* [OBJECTIVE]
Include the line containing "import pandas as pd" and all lines before it, repeated exactly from the listing below, without pictures.

* [DATA]
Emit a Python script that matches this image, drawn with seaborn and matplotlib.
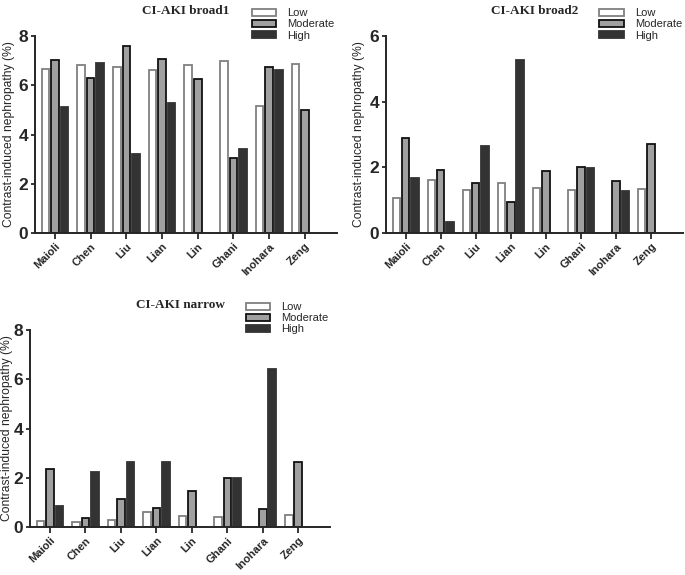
import matplotlib
matplotlib.use("Agg")
import matplotlib.pyplot as plt
import seaborn as sns
import numpy as np
import pandas as pd

studies = ["Maioli", "Chen", "Liu", "Lian", "Lin", "Ghani", "Inohara", "Zeng"]
levels = ["Low", "Moderate", "High"]

# CI-AKI broad1
broad1_low = [6.68, 6.81, 6.76, 6.64, 6.81, 7.0, 5.15, 6.85]
broad1_mod = [7.03, 6.31, 7.61, 7.08, 6.25, 3.03, 6.76, 5.0]
broad1_high = [5.13, 6.92, 3.22, 5.29, np.nan, 3.43, 6.61, np.nan]

# CI-AKI broad2
broad2_low = [1.07, 1.62, 1.30, 1.52, 1.37, 1.30, np.nan, 1.33]
broad2_mod = [2.90, 1.93, 1.52, 0.94, 1.90, 2.02, 1.57, 2.72]
broad2_high = [1.68, 0.34, 2.66, 5.27, np.nan, 1.97, 1.28, np.nan]

# CI-AKI narrow
narrow_low = [0.23, 0.19, 0.30, 0.62, 0.44, 0.42, np.nan, 0.48]
narrow_mod = [2.35, 0.37, 1.12, 0.77, 1.45, 2.00, 0.73, 2.66]
narrow_high = [0.84, 2.22, 2.64, 2.64, np.nan, 1.97, 6.40, np.nan]

fills = {"Low": "#ffffff", "Moderate": "#a0a0a0", "High": "#333333"}
edges = {"Low": "#808080", "Moderate": "#111111", "High": "#333333"}

sns.set_style("ticks")
plt.rcParams["font.family"] = ["Liberation Sans", "DejaVu Sans"]


def make_df(low, mod, high):
    rows = []
    for lvl, vals in zip(levels, [low, mod, high]):
        for s, v in zip(studies, vals):
            rows.append({"study": s, "level": lvl, "value": v})
    return pd.DataFrame(rows)


def draw_panel(ax, df, title, ymax, step, label_x):
    sns.barplot(data=df, x="study", y="value", hue="level", order=studies,
                hue_order=levels, palette=fills, width=0.8, gap=0.2,
                linewidth=1.3, errorbar=None, ax=ax)
    for cont, lvl in zip(ax.containers, levels):
        for bar in cont:
            bar.set_edgecolor(edges[lvl])
    ax.set_xlim(-0.56, 7.9)
    ax.set_ylim(0, ymax)
    ax.set_yticks(np.arange(0, ymax + 0.1, step))
    ax.set_xlabel("")
    ax.set_ylabel("Contrast-induced nephropathy (%)", fontsize=8.7)
    ax.yaxis.set_label_coords(label_x, 0.5)
    ax.tick_params(axis="y", labelsize=12.5, width=1.3, length=3, pad=2)
    ax.tick_params(axis="x", labelsize=8, width=1.3, length=4, pad=2)
    for lab in ax.get_yticklabels():
        lab.set_fontweight("bold")
    for lab in ax.get_xticklabels():
        lab.set_fontweight("bold")
        lab.set_rotation(45)
        lab.set_ha("right")
        lab.set_rotation_mode("anchor")
    for sp in ["left", "bottom"]:
        ax.spines[sp].set_linewidth(1.4)
    sns.despine(ax=ax)
    ax.set_title(title, family="Liberation Serif", fontweight="bold", fontsize=9.5, pad=16)
    leg = ax.legend(loc="upper left", bbox_to_anchor=(0.70, 1.17), frameon=False,
                    fontsize=8, handlelength=2.2, handleheight=0.55,
                    labelspacing=0.1, handletextpad=1.0, borderpad=0)
    for h, lvl in zip(leg.legend_handles, levels):
        h.set_edgecolor(edges[lvl])
        h.set_linewidth(1.3)


fig = plt.figure(figsize=(6.85, 5.75), dpi=100)
ax1 = fig.add_axes([0.051, 0.595, 0.441, 0.342])
ax2 = fig.add_axes([0.5635, 0.595, 0.433, 0.342])
ax3 = fig.add_axes([0.044, 0.0835, 0.438, 0.3425])

draw_panel(ax1, make_df(broad1_low, broad1_mod, broad1_high), "CI-AKI broad1", 8, 2, -0.066)
draw_panel(ax2, make_df(broad2_low, broad2_mod, broad2_high), "CI-AKI broad2", 6, 2, -0.07)
draw_panel(ax3, make_df(narrow_low, narrow_mod, narrow_high), "CI-AKI narrow", 8, 2, -0.057)

fig.savefig("out.png", dpi=100)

* [RESULT]
Emit a Python script that matches this image, drawn with seaborn and matplotlib.
import matplotlib
matplotlib.use("Agg")
import matplotlib.pyplot as plt
import seaborn as sns
import numpy as np
import pandas as pd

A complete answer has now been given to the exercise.